(Source data)
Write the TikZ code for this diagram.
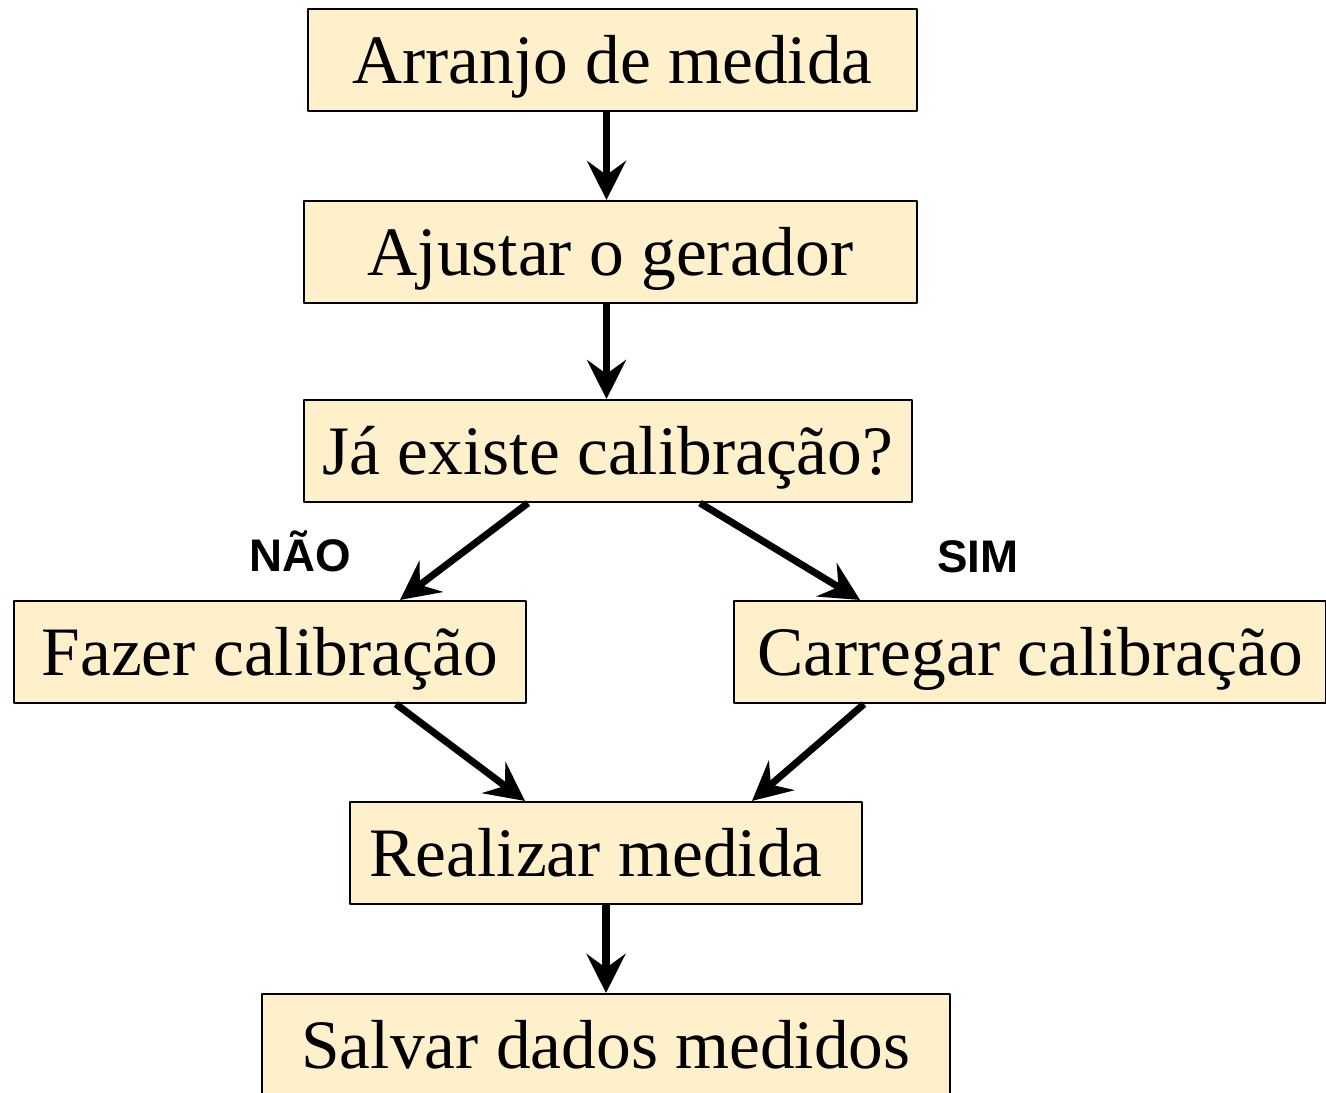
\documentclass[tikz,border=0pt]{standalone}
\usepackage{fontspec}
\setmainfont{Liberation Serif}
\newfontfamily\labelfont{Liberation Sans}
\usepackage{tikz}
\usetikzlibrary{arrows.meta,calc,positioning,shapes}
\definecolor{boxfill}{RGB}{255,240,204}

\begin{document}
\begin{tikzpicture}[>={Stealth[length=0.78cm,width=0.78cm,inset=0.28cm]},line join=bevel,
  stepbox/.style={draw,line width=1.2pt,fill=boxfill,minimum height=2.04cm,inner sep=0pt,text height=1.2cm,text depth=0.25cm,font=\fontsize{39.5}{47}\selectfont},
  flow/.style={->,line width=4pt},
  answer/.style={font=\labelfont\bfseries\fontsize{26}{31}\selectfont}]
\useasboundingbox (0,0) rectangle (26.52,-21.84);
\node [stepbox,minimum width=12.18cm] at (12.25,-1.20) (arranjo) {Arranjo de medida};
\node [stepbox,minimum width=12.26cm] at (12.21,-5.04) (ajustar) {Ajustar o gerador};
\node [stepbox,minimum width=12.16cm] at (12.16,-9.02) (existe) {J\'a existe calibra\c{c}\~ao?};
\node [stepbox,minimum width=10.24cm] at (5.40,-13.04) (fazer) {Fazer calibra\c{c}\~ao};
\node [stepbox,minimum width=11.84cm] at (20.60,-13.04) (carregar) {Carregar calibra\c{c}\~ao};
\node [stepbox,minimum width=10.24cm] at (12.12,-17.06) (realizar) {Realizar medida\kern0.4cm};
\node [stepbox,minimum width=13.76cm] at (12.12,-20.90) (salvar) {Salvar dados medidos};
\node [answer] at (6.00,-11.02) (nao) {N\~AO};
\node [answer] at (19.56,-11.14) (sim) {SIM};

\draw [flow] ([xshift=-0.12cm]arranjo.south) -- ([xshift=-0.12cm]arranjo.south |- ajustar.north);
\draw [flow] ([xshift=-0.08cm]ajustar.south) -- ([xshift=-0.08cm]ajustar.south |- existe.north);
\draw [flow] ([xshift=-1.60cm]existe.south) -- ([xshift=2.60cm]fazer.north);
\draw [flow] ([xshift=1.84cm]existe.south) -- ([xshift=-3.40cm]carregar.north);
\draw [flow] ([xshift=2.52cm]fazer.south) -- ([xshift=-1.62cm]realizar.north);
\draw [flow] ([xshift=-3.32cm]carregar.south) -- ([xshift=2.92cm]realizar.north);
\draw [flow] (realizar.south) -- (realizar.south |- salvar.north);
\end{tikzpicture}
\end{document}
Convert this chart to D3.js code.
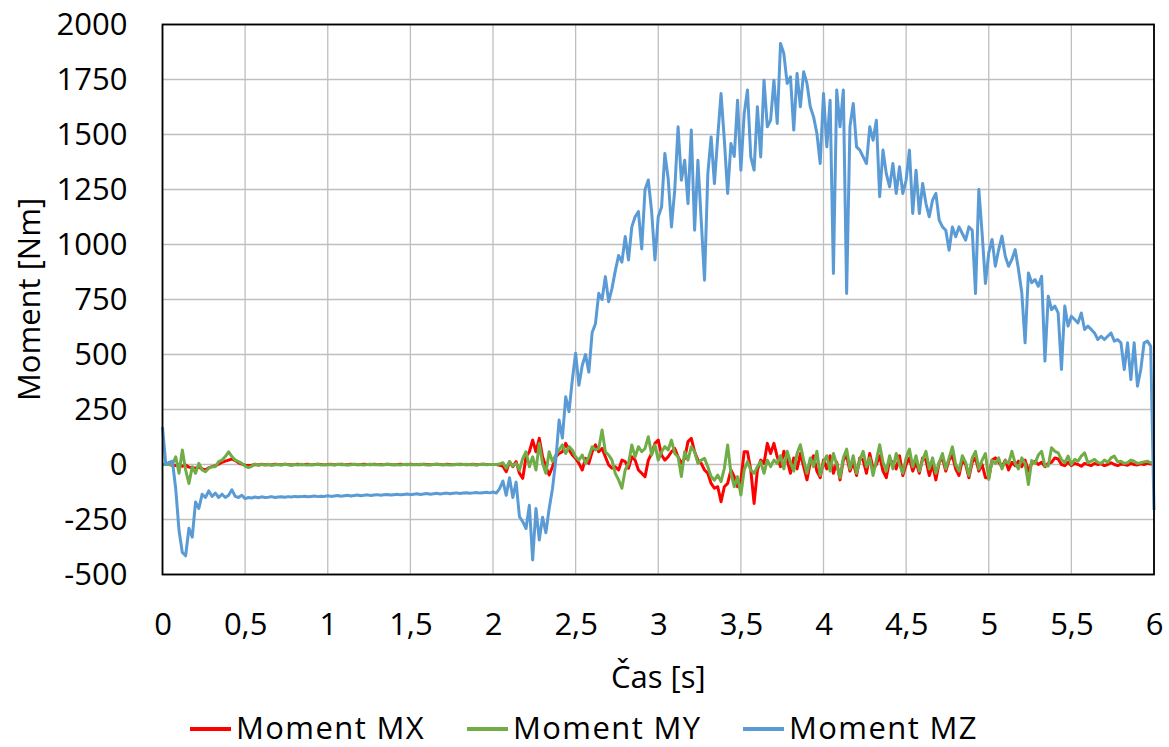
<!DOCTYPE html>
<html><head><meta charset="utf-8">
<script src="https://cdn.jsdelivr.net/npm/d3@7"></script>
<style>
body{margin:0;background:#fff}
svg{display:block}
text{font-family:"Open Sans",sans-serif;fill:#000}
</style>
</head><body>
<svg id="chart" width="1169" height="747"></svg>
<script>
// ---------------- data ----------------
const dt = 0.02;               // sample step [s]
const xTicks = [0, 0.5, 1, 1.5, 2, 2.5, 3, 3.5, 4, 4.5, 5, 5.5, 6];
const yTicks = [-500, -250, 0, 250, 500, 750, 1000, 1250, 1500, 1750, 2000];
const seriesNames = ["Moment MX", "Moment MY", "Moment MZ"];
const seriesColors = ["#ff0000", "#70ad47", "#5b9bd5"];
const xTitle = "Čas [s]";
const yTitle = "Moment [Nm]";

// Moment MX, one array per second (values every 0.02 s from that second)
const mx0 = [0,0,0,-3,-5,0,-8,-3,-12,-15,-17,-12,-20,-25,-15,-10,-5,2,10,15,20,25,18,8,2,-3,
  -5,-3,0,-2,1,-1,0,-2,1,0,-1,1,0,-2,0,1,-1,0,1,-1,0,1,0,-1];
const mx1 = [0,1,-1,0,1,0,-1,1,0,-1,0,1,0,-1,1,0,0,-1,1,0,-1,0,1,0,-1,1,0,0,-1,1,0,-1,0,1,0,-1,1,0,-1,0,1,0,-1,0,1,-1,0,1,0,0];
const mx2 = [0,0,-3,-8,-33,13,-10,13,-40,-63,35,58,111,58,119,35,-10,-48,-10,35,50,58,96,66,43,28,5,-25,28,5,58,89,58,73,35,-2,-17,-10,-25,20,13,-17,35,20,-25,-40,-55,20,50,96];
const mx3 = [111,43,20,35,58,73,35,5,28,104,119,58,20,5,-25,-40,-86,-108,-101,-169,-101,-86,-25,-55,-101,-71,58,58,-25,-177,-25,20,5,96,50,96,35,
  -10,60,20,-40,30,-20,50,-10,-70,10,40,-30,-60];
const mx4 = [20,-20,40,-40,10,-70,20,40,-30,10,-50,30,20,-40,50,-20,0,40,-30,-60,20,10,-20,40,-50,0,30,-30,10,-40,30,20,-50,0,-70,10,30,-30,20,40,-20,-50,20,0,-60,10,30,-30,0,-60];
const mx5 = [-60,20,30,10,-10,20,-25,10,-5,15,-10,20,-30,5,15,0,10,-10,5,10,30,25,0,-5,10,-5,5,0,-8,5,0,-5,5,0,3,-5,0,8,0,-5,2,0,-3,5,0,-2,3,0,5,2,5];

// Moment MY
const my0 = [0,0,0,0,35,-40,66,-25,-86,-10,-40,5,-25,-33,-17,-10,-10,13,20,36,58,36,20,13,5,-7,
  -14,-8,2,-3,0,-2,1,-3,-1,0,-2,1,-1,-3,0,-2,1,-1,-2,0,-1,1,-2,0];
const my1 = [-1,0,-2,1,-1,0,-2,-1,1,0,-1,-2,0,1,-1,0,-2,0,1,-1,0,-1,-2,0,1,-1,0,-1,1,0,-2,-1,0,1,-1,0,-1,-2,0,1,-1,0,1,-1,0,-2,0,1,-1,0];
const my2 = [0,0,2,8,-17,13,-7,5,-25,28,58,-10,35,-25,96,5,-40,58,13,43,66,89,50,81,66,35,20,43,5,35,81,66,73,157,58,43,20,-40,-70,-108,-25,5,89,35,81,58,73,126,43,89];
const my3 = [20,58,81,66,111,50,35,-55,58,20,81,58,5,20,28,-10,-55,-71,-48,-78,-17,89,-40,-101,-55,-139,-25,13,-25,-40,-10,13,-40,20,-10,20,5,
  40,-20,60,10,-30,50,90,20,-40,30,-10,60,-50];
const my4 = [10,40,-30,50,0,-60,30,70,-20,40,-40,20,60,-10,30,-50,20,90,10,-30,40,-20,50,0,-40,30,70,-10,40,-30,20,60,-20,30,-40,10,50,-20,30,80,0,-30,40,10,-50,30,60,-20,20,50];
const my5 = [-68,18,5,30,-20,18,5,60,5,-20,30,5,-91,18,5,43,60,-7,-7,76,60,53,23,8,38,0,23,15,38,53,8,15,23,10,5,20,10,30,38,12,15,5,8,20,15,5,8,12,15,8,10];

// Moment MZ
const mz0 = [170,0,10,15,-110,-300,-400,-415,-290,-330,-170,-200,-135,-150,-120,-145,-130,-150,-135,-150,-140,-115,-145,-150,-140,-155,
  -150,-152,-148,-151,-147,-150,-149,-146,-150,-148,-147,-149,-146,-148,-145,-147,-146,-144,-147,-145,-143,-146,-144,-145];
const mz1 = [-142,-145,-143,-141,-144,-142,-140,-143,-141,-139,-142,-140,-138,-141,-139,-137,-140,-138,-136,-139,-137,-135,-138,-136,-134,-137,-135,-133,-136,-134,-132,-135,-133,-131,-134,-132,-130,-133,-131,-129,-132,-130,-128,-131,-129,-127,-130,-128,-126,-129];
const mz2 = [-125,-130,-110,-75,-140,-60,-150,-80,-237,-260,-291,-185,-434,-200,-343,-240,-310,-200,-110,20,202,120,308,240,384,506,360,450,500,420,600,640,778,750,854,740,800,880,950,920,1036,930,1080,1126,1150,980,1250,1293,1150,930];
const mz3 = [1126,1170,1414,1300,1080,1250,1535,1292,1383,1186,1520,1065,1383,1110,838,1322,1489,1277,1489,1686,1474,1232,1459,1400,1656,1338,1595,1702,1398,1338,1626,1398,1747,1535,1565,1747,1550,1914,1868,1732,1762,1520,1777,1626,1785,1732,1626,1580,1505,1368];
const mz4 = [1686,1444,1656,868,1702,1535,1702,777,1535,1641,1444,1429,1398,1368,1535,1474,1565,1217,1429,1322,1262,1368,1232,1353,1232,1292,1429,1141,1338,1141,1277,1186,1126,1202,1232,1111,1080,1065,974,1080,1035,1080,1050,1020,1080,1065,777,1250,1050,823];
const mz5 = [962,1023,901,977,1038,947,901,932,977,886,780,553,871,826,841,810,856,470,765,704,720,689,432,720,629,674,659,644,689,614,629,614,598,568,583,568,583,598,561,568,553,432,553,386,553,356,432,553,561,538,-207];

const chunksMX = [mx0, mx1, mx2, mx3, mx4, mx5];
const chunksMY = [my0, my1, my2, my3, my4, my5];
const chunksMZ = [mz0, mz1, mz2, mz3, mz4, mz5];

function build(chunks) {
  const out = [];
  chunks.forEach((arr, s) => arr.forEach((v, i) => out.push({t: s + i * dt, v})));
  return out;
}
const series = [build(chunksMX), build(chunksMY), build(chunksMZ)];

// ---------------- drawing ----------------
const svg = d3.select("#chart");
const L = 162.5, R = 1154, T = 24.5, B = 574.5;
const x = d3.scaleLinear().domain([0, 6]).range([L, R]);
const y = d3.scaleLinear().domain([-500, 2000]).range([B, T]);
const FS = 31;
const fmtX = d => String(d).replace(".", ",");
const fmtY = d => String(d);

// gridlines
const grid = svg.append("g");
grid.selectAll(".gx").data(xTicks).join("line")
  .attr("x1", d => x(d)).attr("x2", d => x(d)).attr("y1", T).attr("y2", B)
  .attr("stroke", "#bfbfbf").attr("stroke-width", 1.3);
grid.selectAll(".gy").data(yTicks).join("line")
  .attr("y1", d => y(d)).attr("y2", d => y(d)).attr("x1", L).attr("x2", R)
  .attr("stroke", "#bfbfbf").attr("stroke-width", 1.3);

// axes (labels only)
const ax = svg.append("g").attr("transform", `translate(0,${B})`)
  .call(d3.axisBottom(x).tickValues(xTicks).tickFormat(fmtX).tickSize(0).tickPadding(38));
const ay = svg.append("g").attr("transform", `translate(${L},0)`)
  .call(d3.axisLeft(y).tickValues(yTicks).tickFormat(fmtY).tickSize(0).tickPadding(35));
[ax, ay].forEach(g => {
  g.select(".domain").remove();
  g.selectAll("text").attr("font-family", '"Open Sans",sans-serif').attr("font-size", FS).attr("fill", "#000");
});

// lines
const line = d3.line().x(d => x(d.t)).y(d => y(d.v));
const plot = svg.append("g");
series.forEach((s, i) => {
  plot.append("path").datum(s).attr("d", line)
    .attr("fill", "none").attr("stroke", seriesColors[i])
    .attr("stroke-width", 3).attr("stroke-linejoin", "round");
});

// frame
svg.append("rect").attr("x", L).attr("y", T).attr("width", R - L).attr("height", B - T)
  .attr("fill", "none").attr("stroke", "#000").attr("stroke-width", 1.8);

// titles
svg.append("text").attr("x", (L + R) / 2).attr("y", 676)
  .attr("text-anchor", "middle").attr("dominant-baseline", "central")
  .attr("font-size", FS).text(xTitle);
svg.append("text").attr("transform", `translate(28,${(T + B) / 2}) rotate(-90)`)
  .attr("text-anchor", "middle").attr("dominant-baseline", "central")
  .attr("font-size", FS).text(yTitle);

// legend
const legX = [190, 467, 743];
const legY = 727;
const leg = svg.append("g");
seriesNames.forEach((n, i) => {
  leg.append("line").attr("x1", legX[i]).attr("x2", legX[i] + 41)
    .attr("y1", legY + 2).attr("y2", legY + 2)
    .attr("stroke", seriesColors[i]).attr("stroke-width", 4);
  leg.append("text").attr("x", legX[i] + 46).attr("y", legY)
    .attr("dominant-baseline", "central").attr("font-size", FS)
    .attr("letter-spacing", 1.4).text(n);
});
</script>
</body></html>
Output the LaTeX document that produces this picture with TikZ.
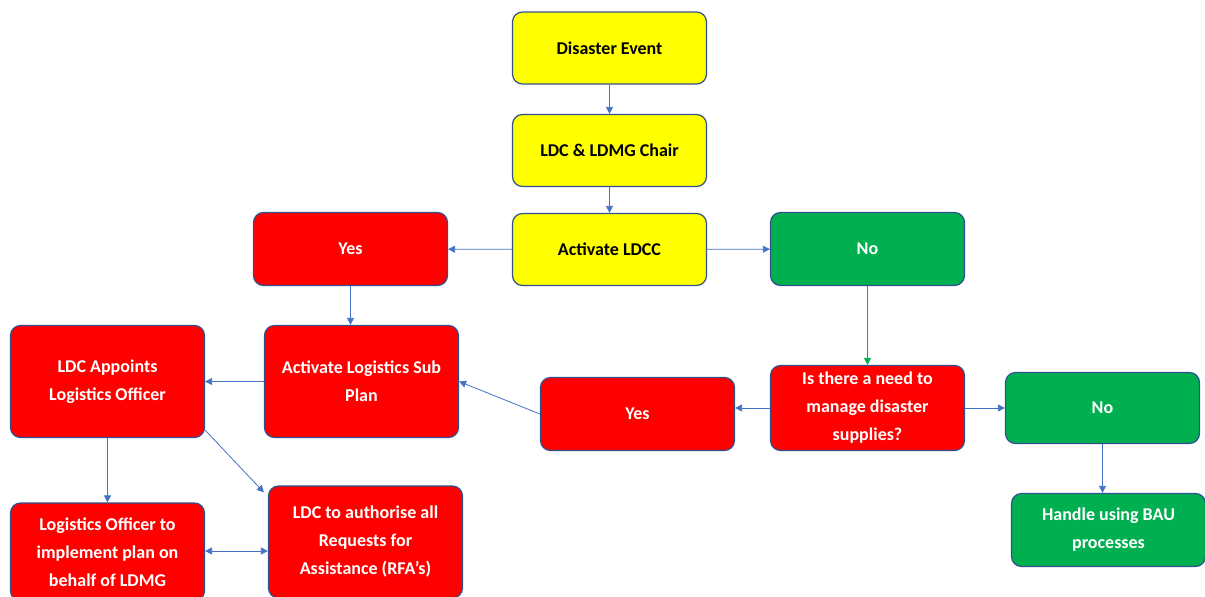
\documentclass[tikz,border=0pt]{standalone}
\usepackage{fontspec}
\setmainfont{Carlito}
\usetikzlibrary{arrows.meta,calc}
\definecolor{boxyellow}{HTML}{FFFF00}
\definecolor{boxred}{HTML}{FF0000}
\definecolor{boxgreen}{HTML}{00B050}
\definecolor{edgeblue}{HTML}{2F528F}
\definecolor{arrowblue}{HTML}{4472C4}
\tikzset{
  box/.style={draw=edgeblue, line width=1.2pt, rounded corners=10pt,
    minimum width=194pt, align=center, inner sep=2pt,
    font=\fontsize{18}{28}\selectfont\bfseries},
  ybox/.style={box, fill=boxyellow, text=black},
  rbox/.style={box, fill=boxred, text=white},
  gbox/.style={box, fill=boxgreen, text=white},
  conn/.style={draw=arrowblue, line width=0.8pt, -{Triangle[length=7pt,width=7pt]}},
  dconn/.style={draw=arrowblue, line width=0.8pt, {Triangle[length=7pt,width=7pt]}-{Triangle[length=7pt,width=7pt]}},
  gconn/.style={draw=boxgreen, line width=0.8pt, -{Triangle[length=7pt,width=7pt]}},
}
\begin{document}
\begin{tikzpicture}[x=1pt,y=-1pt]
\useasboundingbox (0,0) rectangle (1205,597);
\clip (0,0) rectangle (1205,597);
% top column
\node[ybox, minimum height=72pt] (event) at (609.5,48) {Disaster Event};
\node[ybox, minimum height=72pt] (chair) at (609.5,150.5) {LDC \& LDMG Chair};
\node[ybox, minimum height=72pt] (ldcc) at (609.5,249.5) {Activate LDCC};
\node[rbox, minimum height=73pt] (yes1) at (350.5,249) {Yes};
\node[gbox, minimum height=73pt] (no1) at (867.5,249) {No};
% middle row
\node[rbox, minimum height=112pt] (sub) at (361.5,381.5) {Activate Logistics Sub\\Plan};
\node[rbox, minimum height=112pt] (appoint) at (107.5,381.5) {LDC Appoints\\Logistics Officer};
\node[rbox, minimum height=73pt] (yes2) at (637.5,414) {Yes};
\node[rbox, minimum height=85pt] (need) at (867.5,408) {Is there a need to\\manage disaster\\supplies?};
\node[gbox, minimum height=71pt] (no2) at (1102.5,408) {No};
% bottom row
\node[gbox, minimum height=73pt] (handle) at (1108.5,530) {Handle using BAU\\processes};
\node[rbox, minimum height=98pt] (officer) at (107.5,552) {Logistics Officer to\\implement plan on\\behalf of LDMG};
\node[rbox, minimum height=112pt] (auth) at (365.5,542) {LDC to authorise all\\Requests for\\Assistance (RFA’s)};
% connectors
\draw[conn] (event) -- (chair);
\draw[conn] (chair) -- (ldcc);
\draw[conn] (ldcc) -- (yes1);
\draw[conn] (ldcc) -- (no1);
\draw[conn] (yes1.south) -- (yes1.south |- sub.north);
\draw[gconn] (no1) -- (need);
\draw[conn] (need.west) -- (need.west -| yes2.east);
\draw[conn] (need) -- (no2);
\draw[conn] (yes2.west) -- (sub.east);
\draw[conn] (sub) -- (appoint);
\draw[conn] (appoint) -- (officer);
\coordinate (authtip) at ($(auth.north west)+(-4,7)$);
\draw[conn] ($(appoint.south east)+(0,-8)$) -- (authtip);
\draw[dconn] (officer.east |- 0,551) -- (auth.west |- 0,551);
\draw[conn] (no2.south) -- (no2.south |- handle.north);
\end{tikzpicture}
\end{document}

- WHAT IS ASKED
Only the lines from the start of the records through the line containing "[answer] at (19.56,-11.14)" should be repeated, word for word, with the pictures left out.

- TASK ANSWER
Write the TikZ code for this diagram.
\documentclass[tikz,border=0pt]{standalone}
\usepackage{fontspec}
\setmainfont{Liberation Serif}
\newfontfamily\labelfont{Liberation Sans}
\usepackage{tikz}
\usetikzlibrary{arrows.meta,calc,positioning,shapes}
\definecolor{boxfill}{RGB}{255,240,204}

\begin{document}
\begin{tikzpicture}[>={Stealth[length=0.78cm,width=0.78cm,inset=0.28cm]},line join=bevel,
  stepbox/.style={draw,line width=1.2pt,fill=boxfill,minimum height=2.04cm,inner sep=0pt,text height=1.2cm,text depth=0.25cm,font=\fontsize{39.5}{47}\selectfont},
  flow/.style={->,line width=4pt},
  answer/.style={font=\labelfont\bfseries\fontsize{26}{31}\selectfont}]
\useasboundingbox (0,0) rectangle (26.52,-21.84);
\node [stepbox,minimum width=12.18cm] at (12.25,-1.20) (arranjo) {Arranjo de medida};
\node [stepbox,minimum width=12.26cm] at (12.21,-5.04) (ajustar) {Ajustar o gerador};
\node [stepbox,minimum width=12.16cm] at (12.16,-9.02) (existe) {J\'a existe calibra\c{c}\~ao?};
\node [stepbox,minimum width=10.24cm] at (5.40,-13.04) (fazer) {Fazer calibra\c{c}\~ao};
\node [stepbox,minimum width=11.84cm] at (20.60,-13.04) (carregar) {Carregar calibra\c{c}\~ao};
\node [stepbox,minimum width=10.24cm] at (12.12,-17.06) (realizar) {Realizar medida\kern0.4cm};
\node [stepbox,minimum width=13.76cm] at (12.12,-20.90) (salvar) {Salvar dados medidos};
\node [answer] at (6.00,-11.02) (nao) {N\~AO};
\node [answer] at (19.56,-11.14) (sim) {SIM};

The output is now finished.